#### Aim
Exact reproduction of the data is required, with images excluded.
------ Source material
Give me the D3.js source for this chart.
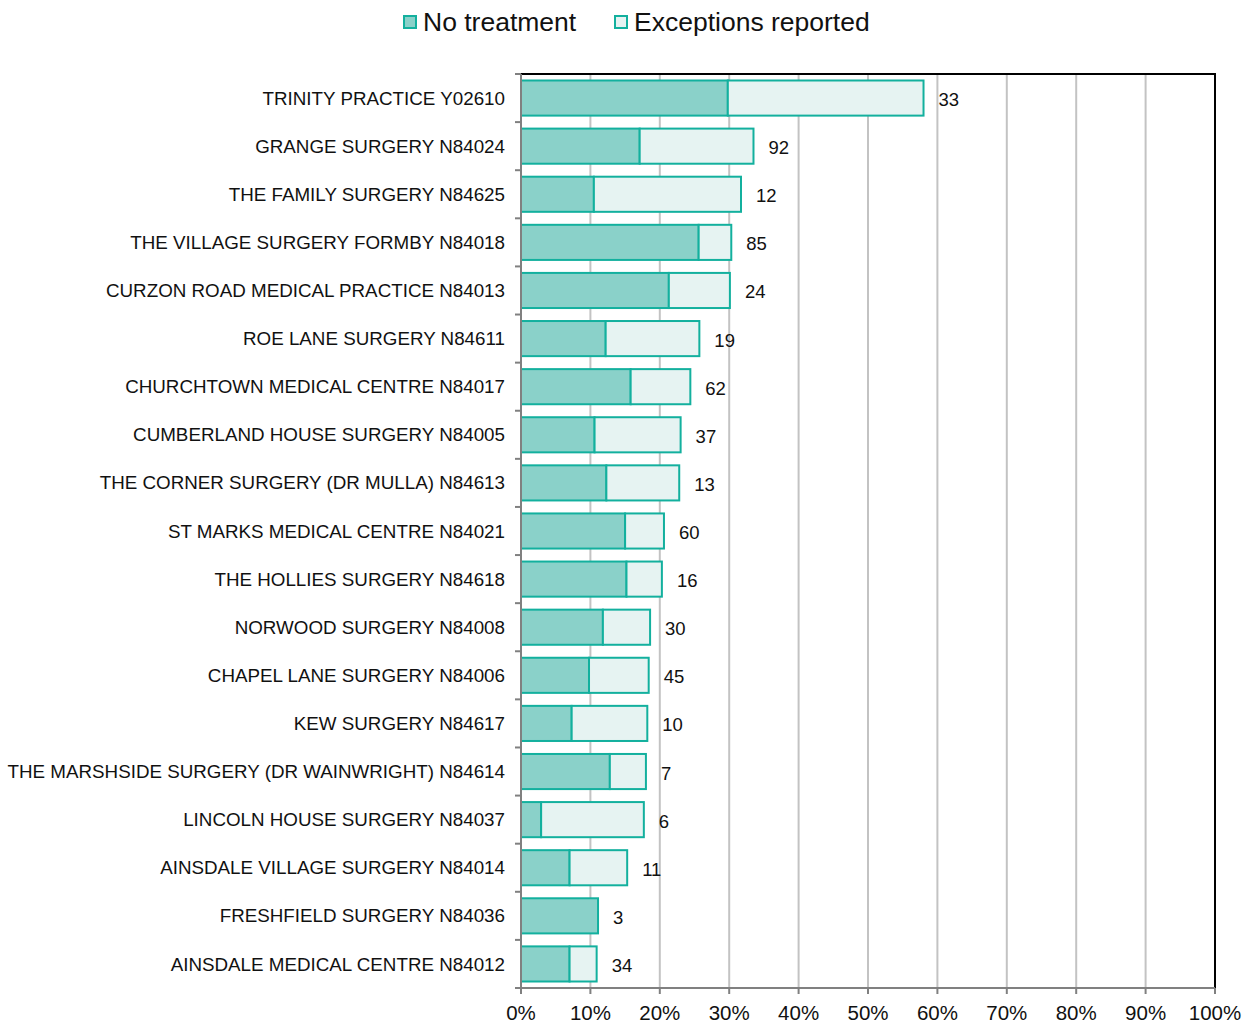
<!DOCTYPE html>
<html><head><meta charset="utf-8">
<script src="https://cdn.jsdelivr.net/npm/d3@7"></script>
<style>body{margin:0;background:#fff;}svg{display:block;font-family:"Liberation Sans",Arial,sans-serif;}</style>
</head><body><svg id="c" width="1246" height="1023"></svg>
<script>
const categories = ["TRINITY PRACTICE Y02610","GRANGE SURGERY N84024","THE FAMILY SURGERY N84625","THE VILLAGE SURGERY FORMBY N84018","CURZON ROAD MEDICAL PRACTICE N84013","ROE LANE SURGERY N84611","CHURCHTOWN MEDICAL CENTRE N84017","CUMBERLAND HOUSE SURGERY N84005","THE CORNER SURGERY (DR MULLA) N84613","ST MARKS MEDICAL CENTRE N84021","THE HOLLIES SURGERY N84618","NORWOOD SURGERY N84008","CHAPEL LANE SURGERY N84006","KEW SURGERY N84617","THE MARSHSIDE SURGERY (DR WAINWRIGHT) N84614","LINCOLN HOUSE SURGERY N84037","AINSDALE VILLAGE SURGERY N84014","FRESHFIELD SURGERY N84036","AINSDALE MEDICAL CENTRE N84012"];
const noTreatment = [29.8,17.1,10.5,25.6,21.3,12.2,15.8,10.6,12.3,15.0,15.2,11.8,9.8,7.3,12.8,2.9,7.0,11.1,7.0];
const exceptions = [28.2,16.4,21.2,4.7,8.8,13.5,8.6,12.4,10.5,5.6,5.1,6.8,8.6,10.9,5.2,14.8,8.3,0.0,3.9];
const counts = [33,92,12,85,24,19,62,37,13,60,16,30,45,10,7,6,11,3,34];
const xTicks = [0,10,20,30,40,50,60,70,80,90,100];
const seriesNames = ["No treatment","Exceptions reported"];

const svg = d3.select("#c");
const L = 521, R = 1215, T = 74, B = 988;
const x = d3.scaleLinear().domain([0,100]).range([L,R]);
const y = d3.scaleBand().domain(categories).range([T,B]).paddingInner(0.27).paddingOuter(0.135);
const stroke = "#13b09e", darkFill = "#8ad1c9", lightFill = "#e6f3f2";
const idx = d => categories.indexOf(d);

// gridlines
svg.append("g").selectAll("line").data(xTicks.slice(1)).join("line")
  .attr("x1",d=>x(d)).attr("x2",d=>x(d)).attr("y1",T).attr("y2",B)
  .attr("stroke","#c3c3c3").attr("stroke-width",2);

// top and right border
svg.append("path").attr("d",`M${L},${T}H${R}V${B}`).attr("fill","none").attr("stroke","#000").attr("stroke-width",2);

// bars
const rows = svg.append("g").selectAll("g").data(categories).join("g");
rows.append("rect").attr("x",x(0)).attr("y",d=>y(d))
  .attr("width",d=>x(noTreatment[idx(d)])-x(0)).attr("height",y.bandwidth())
  .attr("fill",darkFill).attr("stroke",stroke).attr("stroke-width",2);
rows.filter(d=>exceptions[idx(d)]>0).append("rect").attr("x",d=>x(noTreatment[idx(d)])).attr("y",d=>y(d))
  .attr("width",d=>x(noTreatment[idx(d)]+exceptions[idx(d)])-x(noTreatment[idx(d)])).attr("height",y.bandwidth())
  .attr("fill",lightFill).attr("stroke",stroke).attr("stroke-width",2);
rows.append("text").attr("x",d=>x(noTreatment[idx(d)]+exceptions[idx(d)])+15).attr("y",d=>y(d)+y.bandwidth()/2+1.5)
  .attr("dy","0.35em").attr("font-size",18.5).attr("fill","#111").text(d=>counts[idx(d)]);

// left axis
const yAxis = svg.append("g");
yAxis.append("line").attr("x1",L).attr("x2",L).attr("y1",T).attr("y2",B+5).attr("stroke","#808080").attr("stroke-width",2);
const bounds = d3.range(categories.length+1).map(i=>T+i*(B-T)/categories.length);
yAxis.selectAll("line.t").data(bounds).join("line").attr("class","t")
  .attr("x1",L-6).attr("x2",L).attr("y1",d=>d).attr("y2",d=>d).attr("stroke","#808080").attr("stroke-width",2);
yAxis.selectAll("text").data(categories).join("text")
  .attr("x",505).attr("y",d=>y(d)+y.bandwidth()/2).attr("dy","0.35em")
  .attr("text-anchor","end").attr("font-size",18.8).attr("fill","#111").text(d=>d);

// bottom axis
const xAxis = svg.append("g");
xAxis.append("line").attr("x1",L).attr("x2",R).attr("y1",B).attr("y2",B).attr("stroke","#808080").attr("stroke-width",2);
xAxis.selectAll("line.t").data(xTicks).join("line").attr("class","t")
  .attr("x1",d=>x(d)).attr("x2",d=>x(d)).attr("y1",B).attr("y2",B+6).attr("stroke","#808080").attr("stroke-width",2);
xAxis.selectAll("text").data(xTicks).join("text")
  .attr("x",d=>x(d)).attr("y",1020).attr("text-anchor","middle").attr("font-size",20.5).attr("fill","#111").text(d=>d+"%");

// legend
const leg = svg.append("g");
const legX = [404, 615];
seriesNames.forEach((n,i)=>{
  leg.append("rect").attr("x",legX[i]).attr("y",16).attr("width",12).attr("height",12)
    .attr("fill",i===0?darkFill:lightFill).attr("stroke",stroke).attr("stroke-width",2);
  leg.append("text").attr("x",legX[i]+19).attr("y",22).attr("dy","0.35em").attr("font-size",26.5).attr("fill","#111").text(n);
});
</script></body></html>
------------
#### Solution to this problem
Give me the D3.js source for this chart.
<!DOCTYPE html>
<html><head><meta charset="utf-8">
<script src="https://cdn.jsdelivr.net/npm/d3@7"></script>
<style>body{margin:0;background:#fff;}svg{display:block;font-family:"Liberation Sans",Arial,sans-serif;}</style>
</head><body><svg id="c" width="1246" height="1023"></svg>
<script>
const categories = ["TRINITY PRACTICE Y02610","GRANGE SURGERY N84024","THE FAMILY SURGERY N84625","THE VILLAGE SURGERY FORMBY N84018","CURZON ROAD MEDICAL PRACTICE N84013","ROE LANE SURGERY N84611","CHURCHTOWN MEDICAL CENTRE N84017","CUMBERLAND HOUSE SURGERY N84005","THE CORNER SURGERY (DR MULLA) N84613","ST MARKS MEDICAL CENTRE N84021","THE HOLLIES SURGERY N84618","NORWOOD SURGERY N84008","CHAPEL LANE SURGERY N84006","KEW SURGERY N84617","THE MARSHSIDE SURGERY (DR WAINWRIGHT) N84614","LINCOLN HOUSE SURGERY N84037","AINSDALE VILLAGE SURGERY N84014","FRESHFIELD SURGERY N84036","AINSDALE MEDICAL CENTRE N84012"];
const noTreatment = [29.8,17.1,10.5,25.6,21.3,12.2,15.8,10.6,12.3,15.0,15.2,11.8,9.8,7.3,12.8,2.9,7.0,11.1,7.0];
const exceptions = [28.2,16.4,21.2,4.7,8.8,13.5,8.6,12.4,10.5,5.6,5.1,6.8,8.6,10.9,5.2,14.8,8.3,0.0,3.9];
const counts = [33,92,12,85,24,19,62,37,13,60,16,30,45,10,7,6,11,3,34];
const xTicks = [0,10,20,30,40,50,60,70,80,90,100];
const seriesNames = ["No treatment","Exceptions reported"];

const svg = d3.select("#c");
const L = 521, R = 1215, T = 74, B = 988;
const x = d3.scaleLinear().domain([0,100]).range([L,R]);
const y = d3.scaleBand().domain(categories).range([T,B]).paddingInner(0.27).paddingOuter(0.135);
const stroke = "#13b09e", darkFill = "#8ad1c9", lightFill = "#e6f3f2";
const idx = d => categories.indexOf(d);

// gridlines
svg.append("g").selectAll("line").data(xTicks.slice(1)).join("line")
  .attr("x1",d=>x(d)).attr("x2",d=>x(d)).attr("y1",T).attr("y2",B)
  .attr("stroke","#c3c3c3").attr("stroke-width",2);

// top and right border
svg.append("path").attr("d",`M${L},${T}H${R}V${B}`).attr("fill","none").attr("stroke","#000").attr("stroke-width",2);

// bars
const rows = svg.append("g").selectAll("g").data(categories).join("g");
rows.append("rect").attr("x",x(0)).attr("y",d=>y(d))
  .attr("width",d=>x(noTreatment[idx(d)])-x(0)).attr("height",y.bandwidth())
  .attr("fill",darkFill).attr("stroke",stroke).attr("stroke-width",2);
rows.filter(d=>exceptions[idx(d)]>0).append("rect").attr("x",d=>x(noTreatment[idx(d)])).attr("y",d=>y(d))
  .attr("width",d=>x(noTreatment[idx(d)]+exceptions[idx(d)])-x(noTreatment[idx(d)])).attr("height",y.bandwidth())
  .attr("fill",lightFill).attr("stroke",stroke).attr("stroke-width",2);
rows.append("text").attr("x",d=>x(noTreatment[idx(d)]+exceptions[idx(d)])+15).attr("y",d=>y(d)+y.bandwidth()/2+1.5)
  .attr("dy","0.35em").attr("font-size",18.5).attr("fill","#111").text(d=>counts[idx(d)]);

// left axis
const yAxis = svg.append("g");
yAxis.append("line").attr("x1",L).attr("x2",L).attr("y1",T).attr("y2",B+5).attr("stroke","#808080").attr("stroke-width",2);
const bounds = d3.range(categories.length+1).map(i=>T+i*(B-T)/categories.length);
yAxis.selectAll("line.t").data(bounds).join("line").attr("class","t")
  .attr("x1",L-6).attr("x2",L).attr("y1",d=>d).attr("y2",d=>d).attr("stroke","#808080").attr("stroke-width",2);
yAxis.selectAll("text").data(categories).join("text")
  .attr("x",505).attr("y",d=>y(d)+y.bandwidth()/2).attr("dy","0.35em")
  .attr("text-anchor","end").attr("font-size",18.8).attr("fill","#111").text(d=>d);

// bottom axis
const xAxis = svg.append("g");
xAxis.append("line").attr("x1",L).attr("x2",R).attr("y1",B).attr("y2",B).attr("stroke","#808080").attr("stroke-width",2);
xAxis.selectAll("line.t").data(xTicks).join("line").attr("class","t")
  .attr("x1",d=>x(d)).attr("x2",d=>x(d)).attr("y1",B).attr("y2",B+6).attr("stroke","#808080").attr("stroke-width",2);
xAxis.selectAll("text").data(xTicks).join("text")
  .attr("x",d=>x(d)).attr("y",1020).attr("text-anchor","middle").attr("font-size",20.5).attr("fill","#111").text(d=>d+"%");

// legend
const leg = svg.append("g");
const legX = [404, 615];
seriesNames.forEach((n,i)=>{
  leg.append("rect").attr("x",legX[i]).attr("y",16).attr("width",12).attr("height",12)
    .attr("fill",i===0?darkFill:lightFill).attr("stroke",stroke).attr("stroke-width",2);
  leg.append("text").attr("x",legX[i]+19).attr("y",22).attr("dy","0.35em").attr("font-size",26.5).attr("fill","#111").text(n);
});
</script></body></html>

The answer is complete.